Author Question: Details for Chest Tube Placement

Rachael Asks:

I’m sure you get questions on this all the time, but I was wondering what insight you can provide on traumatic wounds. My project is science fiction and the characters in question have enhanced healing and a sped up metabolism which I’ve just been using as my cure-all, smooth-over for any inaccuracies thus far. But then I found your blog- which has been incredibly fascinating and entertaining.

The first question I had which led me here was in general for a gunshot wound to the chest though not involving the heart. Namely, the various potential complications, the meds, supplies, or procedures that may be employed, and the sorts of phrases and terminology and reactions that may be overheard from the staff working on the patient.
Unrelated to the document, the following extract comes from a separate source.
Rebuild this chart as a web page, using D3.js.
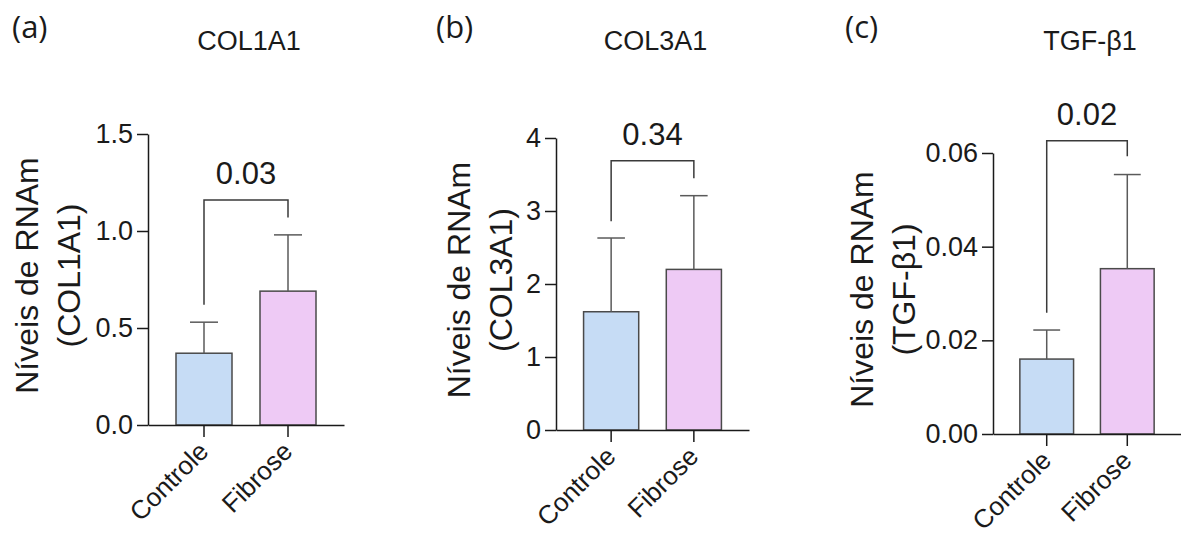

I’ve read on the risks of things like a sucking chest wound and consequential lung collapse, punctured lung, of course blood loss, but I still am at a loss for particularly the things the medical staff on hand would be saying or doing. (Bonus points if you have any tips for the internal monologue for the victim besides “ow.”)

Jordyn Says:

Hi Racheal! Thanks for sending me our question.

Your question is hard to answer. You don’t give specifics of the injury though it looks like you’re leaning toward a collapsed lung. There are a couple of ways you can research the feel of an emergency and that is by watching reality based (non scripted) shows that center on emergency medicine or look for teaching videos (or live videos where they capture the procedure on a real patient on You Tube).

For instance, a patient with a collapsed lung will likely need a chest tube placement. You can search You Tube for “placement of a chest tube” and see what comes up. The below video is pretty good as it gives lots of technical detail on what the physician is doing, seeing, feeling, and even what medicines might be prescribed for the patient. However, it does lack a lot of language of what would be said to the patient during the procedure.

The next video shows more patient interaction and what might be said. Between these two videos you could probably extrapolate together a scene. I will say that typically patients are connected to a larger suction device, but what the below physician is connecting to looks to be a more portable device so the patient can be up and walking. Also, a patient with a tension pneumothorax who is crashing may not receive local anesthesia and may even be unconscious.

Your best option, once the scene is written, is have a medical person who actively is practicing in the field review it. If your scene is written from the POV of the doctor placing the tube, it would need to be more technical versus if you’re writing it from the POV of the patient. You can also search Google for patient experiences of having a chest tube placed to get a feel for the inner dialogue you’re looking for.

Hope this helps and good luck with your story!